Mann pudo ser un peldaño de la reconstrucción en la posguerra. Declinó la invitación desde su altivez y el no verse rodeado de iguales para esa titánica tarea. Su fama y modus vivendi no requerían cargos institucionales. Es bien posible que su clarividencia le aconsejara no adentrarse en una selva ignota que podía salpicar su reputación, garantizada por su obra y celebridad en los cinco continentes.
La marea nazi dejó una ruina profunda, un hiato bestial de doce años sin una cultura imborrable, aunque aquí suele omitirse cómo sí dejó una estela entre la ciudadanía. A mediados de los cincuenta una encuesta informaba que el 30% de la población sentía nostalgia por el Tercer Reich.
La cultura para glorificar al estado fue el hito anhelado fruto de una ambición demasiado desmedida. La proyección del régimen sí rentabilizó lo documental del cine para crear una imagen, que en otros campos sólo se concretó a cuentagotas. Lo monumental del complejo de Albert Speer en Nüremberg quedó a medias y el Berlín capital del planeta sólo se diseñó en la megalomanía del Führer, de acuerdo con Joseph Goebbels en potenciar artes más populares, pues las élites podían navegar en otra dimensión y eran prioritarias desde otras perspectivas.

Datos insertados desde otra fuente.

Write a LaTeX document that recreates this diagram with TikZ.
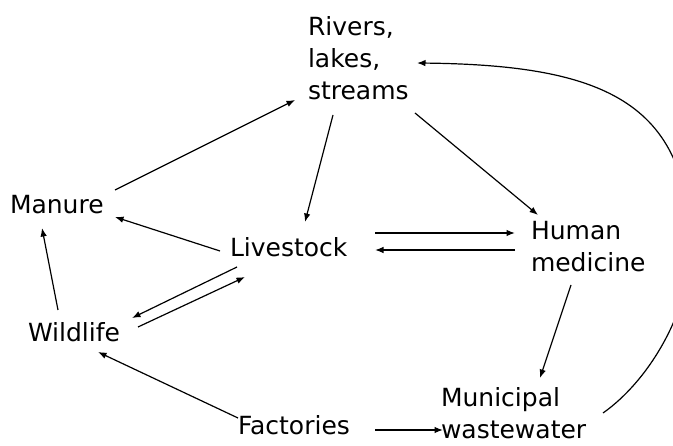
\documentclass[tikz,border=0pt]{standalone}
\usepackage{fontspec}
\setmainfont{DejaVu Sans}
\usetikzlibrary{arrows.meta}
\begin{document}
\begin{tikzpicture}[x=1pt,y=-1pt,
  lbl/.style={inner sep=0pt,outer sep=0pt,align=left,font=\fontsize{25}{32}\selectfont},
  arr/.style={line width=1.2pt,-{Latex[length=8.5pt,width=6.5pt]}}]
\useasboundingbox (0,0) rectangle (673,446);
\fill[white] (0,0) rectangle (673,446);
\clip (0,0) rectangle (673,446);
% nodes
\node[lbl,anchor=north west] (riv) at (308,17) {Rivers,\\lakes,\\streams};
\node[lbl,anchor=base west] (man) at (10,214) {Manure};
\node[lbl,anchor=base west] (liv) at (230,257) {Livestock};
\node[lbl,anchor=north west] (hum) at (531,221) {Human\\medicine};
\node[lbl,anchor=base west] (wil) at (28,342) {Wildlife};
\node[lbl,anchor=base west] (fac) at (238,435) {Factories};
\node[lbl,anchor=north west,text depth=0pt] (mun) at (441,388) {Municipal\\wastewater};
\coordinate (bend) at (690,250);
% connectors
\draw[arr] ([shift={(105,-24)}]man.base west) -- ([shift={(-13,83)}]riv.north west);
\draw[arr] ([shift={(25,98)}]riv.north west) -- ([shift={(75,-35)}]liv.base west);
\draw[arr] ([shift={(107,96)}]riv.north west) -- ([shift={(7,-6)}]hum.north west);
\draw[arr] ([shift={(-10,-6)}]liv.base west) -- ([shift={(105,3)}]man.base west);
\draw[arr] ([shift={(145,-24)}]liv.base west) -- ([shift={(-16,12)}]hum.north west);
\draw[arr] ([shift={(-16,29)}]hum.north west) -- ([shift={(145,-7)}]liv.base west);
\draw[arr] ([shift={(30,-32)}]wil.base west) -- ([shift={(32,14)}]man.base west);
\draw[arr] ([shift={(7,10)}]liv.base west) -- ([shift={(104,-24)}]wil.base west);
\draw[arr] ([shift={(110,-15)}]wil.base west) -- ([shift={(15,20)}]liv.base west);
\draw[arr] ([shift={(40,64)}]hum.north west) -- ([shift={(99,-10)}]mun.north west);
\draw[arr] ([shift={(0,-17)}]fac.base west) -- ([shift={(70,10)}]wil.base west);
\draw[arr] ([shift={(137,-5)}]fac.base west) -- ([shift={(2,42)}]mun.north west);
\draw[arr] ([shift={(162,25)}]mun.north west) .. controls (650,380) and (690,310) .. (bend)
  .. controls (690,100) and (600,65) .. ([shift={(109,46)}]riv.north west);
\end{tikzpicture}
\end{document}
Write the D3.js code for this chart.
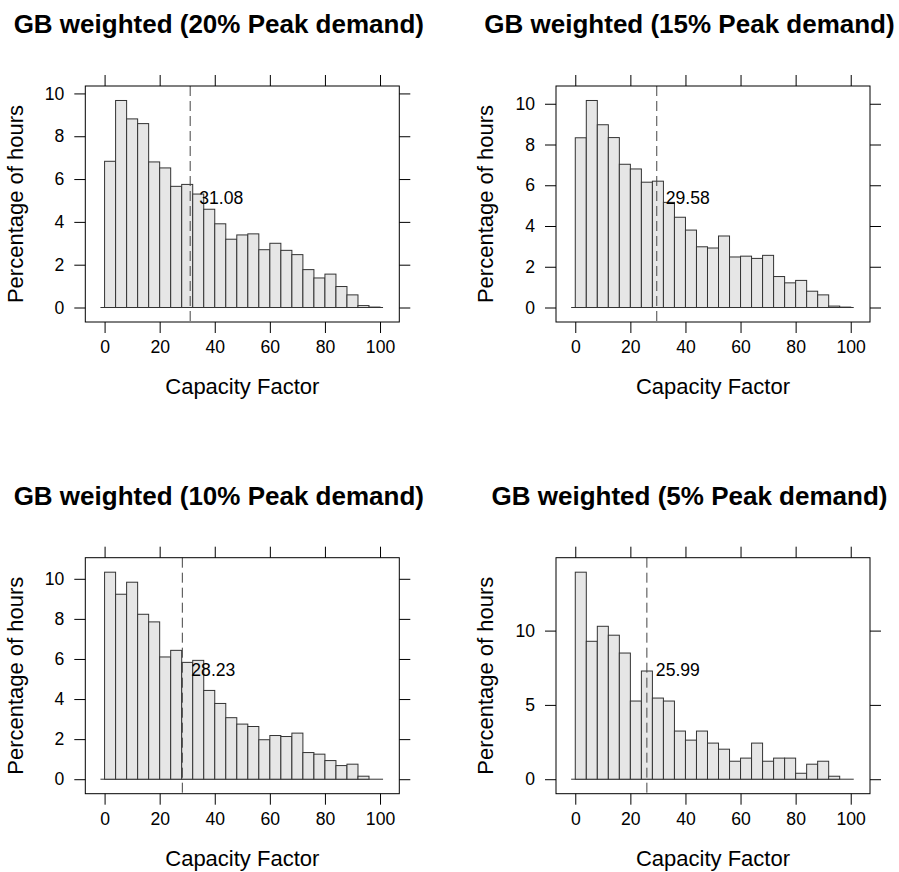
<!DOCTYPE html>
<html>
<head>
<meta charset="utf-8">
<script src="https://cdn.jsdelivr.net/npm/d3@7/dist/d3.min.js"></script>
<style>
  html, body { margin: 0; padding: 0; background: #fff; }
  svg { display: block; }
  text { font-family: "Liberation Sans", Arial, Helvetica, sans-serif; fill: #000; }
</style>
</head>
<body>
<svg id="chart" width="899" height="872"></svg>
<script>
// ---------- data ----------
const panelTitles = [
  "GB weighted (20% Peak demand)",
  "GB weighted (15% Peak demand)",
  "GB weighted (10% Peak demand)",
  "GB weighted (5% Peak demand)"
];
const binBreaks = [0, 4, 8, 12, 16, 20, 24, 28, 32, 36, 40, 44, 48, 52, 56, 60, 64, 68, 72, 76, 80, 84, 88, 92, 96, 100];
const pct20 = [6.83, 9.67, 8.81, 8.59, 6.80, 6.52, 5.66, 5.75, 5.30, 4.59, 3.91, 3.19, 3.39, 3.44, 2.70, 3.00, 2.67, 2.47, 1.77, 1.38, 1.56, 0.98, 0.59, 0.09, 0.02];
const pct15 = [8.33, 10.16, 8.97, 8.34, 7.03, 6.80, 6.15, 6.20, 5.16, 4.43, 3.80, 2.98, 2.92, 3.51, 2.48, 2.52, 2.41, 2.56, 1.52, 1.21, 1.33, 0.80, 0.62, 0.07, 0.02];
const pct10 = [10.33, 9.23, 9.83, 8.23, 7.85, 6.10, 6.43, 5.83, 5.93, 4.43, 3.78, 3.07, 2.75, 2.63, 1.97, 2.18, 2.13, 2.30, 1.33, 1.25, 0.93, 0.68, 0.75, 0.15, 0.00];
const pct5  = [13.93, 9.28, 10.29, 9.69, 8.49, 5.26, 7.28, 5.46, 5.26, 3.24, 2.63, 3.24, 2.43, 2.02, 1.21, 1.42, 2.43, 1.21, 1.42, 1.42, 0.40, 1.01, 1.21, 0.20, 0.00];
const meanCF = [31.08, 29.58, 28.23, 25.99];
const meanLabels = ["31.08", "29.58", "28.23", "25.99"];
const xTicks = [0, 20, 40, 60, 80, 100];
const xDomain = [-7, 107];
const yTicksA = [0, 2, 4, 6, 8, 10];
const yTicksB = [0, 5, 10];
const baselineExtent = [-1.5, 101.1];
const xLabel = "Capacity Factor";
const yLabel = "Percentage of hours";

const panels = [
  { title: panelTitles[0], values: pct20, mean: meanCF[0], label: meanLabels[0], yTicks: yTicksA },
  { title: panelTitles[1], values: pct15, mean: meanCF[1], label: meanLabels[1], yTicks: yTicksA },
  { title: panelTitles[2], values: pct10, mean: meanCF[2], label: meanLabels[2], yTicks: yTicksA },
  { title: panelTitles[3], values: pct5,  mean: meanCF[3], label: meanLabels[3], yTicks: yTicksB }
];

// ---------- layout ----------
const colLeft = [85.3, 556];
const rowTop = [86, 557.7];
const pw = 314, ph = 236;
const tickLen = 11;

const svg = d3.select("#chart");

panels.forEach((p, i) => {
  const left = colLeft[i % 2];
  const top = rowTop[Math.floor(i / 2)];
  const right = left + pw, bottom = top + ph;

  const x = d3.scaleLinear().domain(xDomain).range([left, right]);
  const ymax = d3.max(p.values);
  const y = d3.scaleLinear().domain([-0.07 * ymax, 1.07 * ymax]).range([bottom, top]);

  const g = svg.append("g");

  // title
  g.append("text")
    .attr("x", (left + right) / 2 - 23.5)
    .attr("y", top - 52.7)
    .attr("text-anchor", "middle")
    .style("font-size", "26px")
    .style("font-weight", "bold")
    .text(p.title);

  // axes (ticks on all sides, outward)
  const fmt = d3.format("d");
  g.append("g").attr("transform", `translate(0,${bottom})`)
    .call(d3.axisBottom(x).tickValues(xTicks).tickSize(tickLen).tickPadding(8).tickFormat(fmt))
    .call(a => a.select(".domain").remove());
  g.append("g").attr("transform", `translate(0,${top})`)
    .call(d3.axisTop(x).tickValues(xTicks).tickSize(tickLen).tickFormat(""))
    .call(a => a.select(".domain").remove());
  g.append("g").attr("transform", `translate(${left},0)`)
    .call(d3.axisLeft(y).tickValues(p.yTicks).tickSize(tickLen).tickPadding(10).tickFormat(fmt))
    .call(a => a.select(".domain").remove());
  g.append("g").attr("transform", `translate(${right},0)`)
    .call(d3.axisRight(y).tickValues(p.yTicks).tickSize(tickLen).tickFormat(""))
    .call(a => a.select(".domain").remove());
  g.selectAll(".tick line").attr("stroke", "#000").attr("stroke-width", 1);
  g.selectAll(".tick text").style("font-size", "17.6px").attr("fill", "#000")
    .style("font-family", '"Liberation Sans", Arial, Helvetica, sans-serif');

  // baseline
  g.append("line")
    .attr("x1", x(baselineExtent[0])).attr("x2", x(baselineExtent[1]))
    .attr("y1", y(0)).attr("y2", y(0))
    .attr("stroke", "#333").attr("stroke-width", 1);

  // bars
  g.append("g").selectAll("rect")
    .data(p.values)
    .join("rect")
    .attr("x", (d, j) => x(binBreaks[j]))
    .attr("width", (d, j) => x(binBreaks[j + 1]) - x(binBreaks[j]))
    .attr("y", d => y(d))
    .attr("height", d => y(0) - y(d))
    .attr("fill", "#e6e6e6")
    .attr("stroke", "#333")
    .attr("stroke-width", 1);

  // mean line
  g.append("line")
    .attr("x1", x(p.mean)).attr("x2", x(p.mean))
    .attr("y1", top).attr("y2", bottom)
    .attr("stroke", "#444").attr("stroke-width", 1)
    .attr("stroke-dasharray", "10,5");

  // mean label
  g.append("text")
    .attr("x", x(p.mean) + 9)
    .attr("y", (top + bottom) / 2)
    .style("font-size", "17.6px")
    .text(p.label);

  // frame
  g.append("rect")
    .attr("x", left).attr("y", top).attr("width", pw).attr("height", ph)
    .attr("fill", "none").attr("stroke", "#000").attr("stroke-width", 1);

  // axis labels
  g.append("text")
    .attr("x", x(50))
    .attr("y", bottom + 72.2)
    .attr("text-anchor", "middle")
    .style("font-size", "22px")
    .text(xLabel);
  g.append("text")
    .attr("transform", `translate(${left - 62.8},${(top + bottom) / 2}) rotate(-90)`)
    .attr("text-anchor", "middle")
    .style("font-size", "22px")
    .text(yLabel);
});
</script>
</body>
</html>
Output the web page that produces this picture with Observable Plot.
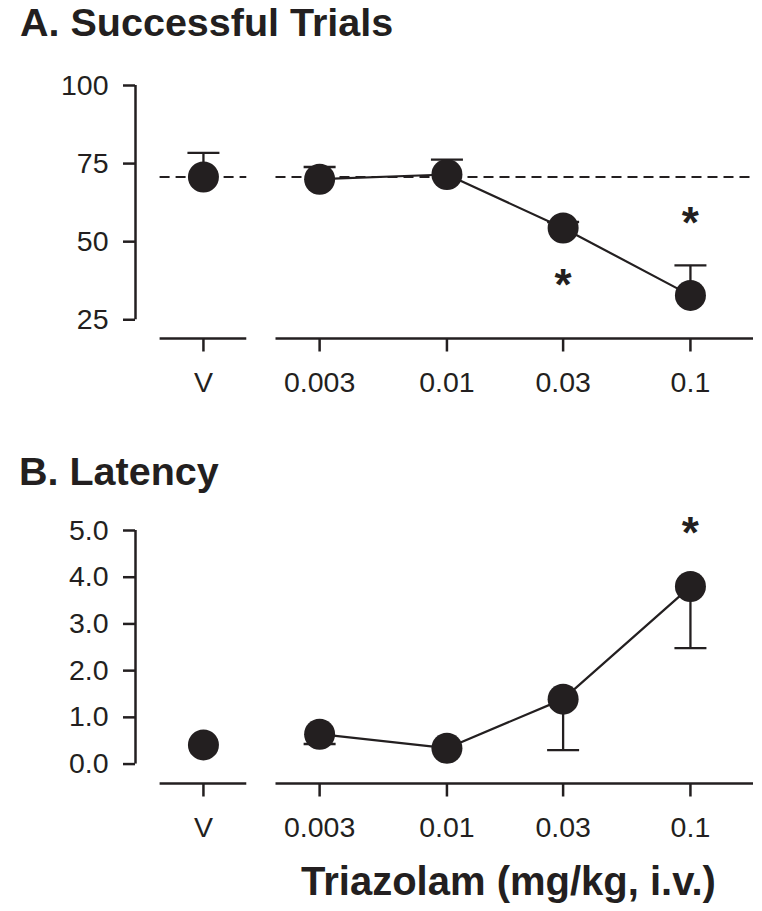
<!DOCTYPE html>
<html>
<head>
<meta charset="utf-8">
<script src="https://cdn.jsdelivr.net/npm/d3@7"></script>
<script src="https://cdn.jsdelivr.net/npm/@observablehq/plot@0.6"></script>
<style>
  html, body { margin: 0; padding: 0; background: #fff; }
  #fig { position: relative; width: 762px; height: 911px; overflow: hidden; font-family: "Liberation Sans", Arial, Helvetica, sans-serif; color: #231f20; }
  .t { position: absolute; font-weight: bold; line-height: 1; white-space: nowrap; }
  .rot { transform: translate(-50%, -50%) rotate(-90deg); }
  .panel { position: absolute; left: 0; }
</style>
</head>
<body>
<div id="fig">
  <div class="t" style="left:20px; top:3px; font-size:39.5px;">A. Successful Trials</div>
  <div class="t" style="left:19px; top:452px; font-size:39.5px;">B. Latency</div>
  <div class="t rot" style="left:22px; top:200px; font-size:39.5px;">Percent</div>
  <div class="t rot" style="left:29px; top:646px; font-size:39.5px;">Seconds</div>
  <div class="t" style="left:301px; top:861px; font-size:40px;">Triazolam (mg/kg, i.v.)</div>
  <div class="panel" id="pA" style="top:60px;"></div>
  <div class="panel" id="pB" style="top:505px;"></div>
</div>
<script>
// ---- data ----
const doseLabels = ["V", "0.003", "0.01", "0.03", "0.1"];
const dosePos = [0.001, 0.003, 0.01, 0.03, 0.1]; // V drawn one log-step left of 0.003
const successMean = [70.7, 70.0, 71.5, 54.4, 32.8];
const successSem = [7.7, 3.9, 4.8, 1.9, 9.6];
const successStars = [null, null, null, 37.6, 57.7];
const latencyMean = [0.41, 0.64, 0.34, 1.39, 3.80];
const latencySem = [null, 0.21, null, 1.09, 1.32];
const latencyStars = [null, null, null, null, 5.06];
const successTicks = [25, 50, 75, 100];
const latencyTicks = [0, 1, 2, 3, 4, 5];

// ---- layout ----
const ink = "#231f20";
const xDomain = [10 ** -3.279, 10 ** -0.741];
const xSegments = [[10 ** -3.178, 10 ** -2.822], [10 ** -2.702, 10 ** -0.741]];
const hline = {
  draw(context, size) {
    const r = Math.sqrt(size / Math.PI);
    context.moveTo(-r, 0);
    context.lineTo(r, 0);
  }
};

function panel(o) {
  const rows = dosePos.map((x, i) => ({x, mean: o.mean[i], sem: o.sem[i], star: o.stars[i]}));
  const drug = rows.slice(1);
  const err = rows.filter(d => d.sem != null).map(d => ({...d, end: d.mean + o.dir * d.sem}));
  const marks = [
    Plot.ruleY(xSegments, {x1: d => d[0], x2: d => d[1], y: () => o.yDomain[0], stroke: ink, strokeWidth: 2.5}),
    Plot.ruleX([xDomain[0]], {x: d => d, y1: () => o.yTicks[0], y2: () => o.yTicks[o.yTicks.length - 1], stroke: ink, strokeWidth: 2.5}),
    Plot.axisY({ticks: o.yTicks, tickFormat: o.yFmt, tickSize: 12, tickPadding: 15, fontSize: 28.5, strokeWidth: 2.5, label: null}),
    Plot.axisX({ticks: dosePos, tickFormat: d => doseLabels[dosePos.indexOf(d)], tickSize: 13.5, tickPadding: 20, fontSize: 28.5, strokeWidth: 2.5, label: null})
  ];
  if (o.ref != null) {
    marks.push(Plot.ruleY(xSegments, {x1: d => d[0], x2: d => d[1], y: () => o.ref, stroke: ink, strokeWidth: 2.2, strokeDasharray: "10,6"}));
  }
  marks.push(
    Plot.ruleX(err, {x: "x", y1: "mean", y2: "end", stroke: ink, strokeWidth: 2.3}),
    Plot.dot(err, {x: "x", y: "end", symbol: hline, r: 16, fill: "none", stroke: ink, strokeWidth: 2.3}),
    Plot.line(drug, {x: "x", y: "mean", stroke: ink, strokeWidth: 2.2}),
    Plot.dot(rows, {x: "x", y: "mean", r: 15.5, fill: ink, stroke: "none"}),
    Plot.text(rows.filter(d => d.star != null), {x: "x", y: "star", text: () => "*", fontSize: 44, fontWeight: "bold", fill: ink, dy: 6})
  );
  return Plot.plot({
    width: 762,
    height: o.height,
    marginTop: 25,
    marginLeft: 135,
    marginRight: 9,
    marginBottom: o.marginBottom,
    x: {type: "log", domain: xDomain},
    y: {domain: o.yDomain},
    style: {fontFamily: '"Liberation Sans", Arial, Helvetica, sans-serif', color: ink, background: "white", overflow: "visible"},
    marks
  });
}

document.getElementById("pA").appendChild(panel({
  mean: successMean, sem: successSem, stars: successStars, dir: 1,
  yDomain: [19, 100], yTicks: successTicks, yFmt: d => String(d),
  ref: successMean[0], height: 340, marginBottom: 62
}));
document.getElementById("pB").appendChild(panel({
  mean: latencyMean, sem: latencySem, stars: latencyStars, dir: -1,
  yDomain: [-0.416, 5], yTicks: latencyTicks, yFmt: d => d.toFixed(1),
  ref: null, height: 345, marginBottom: 67
}));
</script>
</body>
</html>
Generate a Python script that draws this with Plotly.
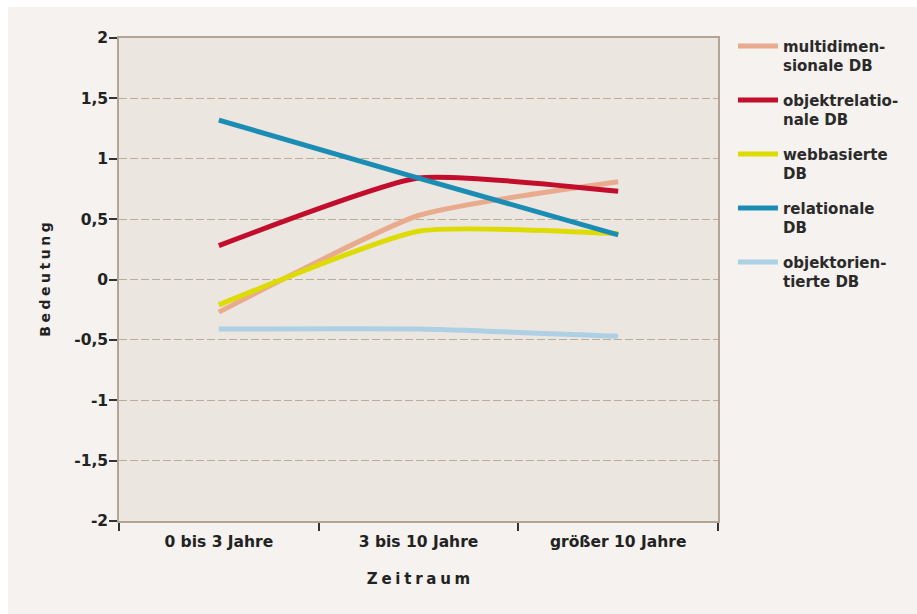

La Cultura en la Alemania Nazi solo tiene el defecto de los ensayos que abren horizontes poco abarcados hasta la fecha. A veces agradeceríamos más desarrollo de su infinitud de pequeñas tramas que buscan agotar el abanico, aún a sabiendas de la imposibilidad del envite. Por eso mismo el libro tiene muchos más en su interior, que abre muchas puertas y es, ante todo, una historia alternativa del Tercer Reich.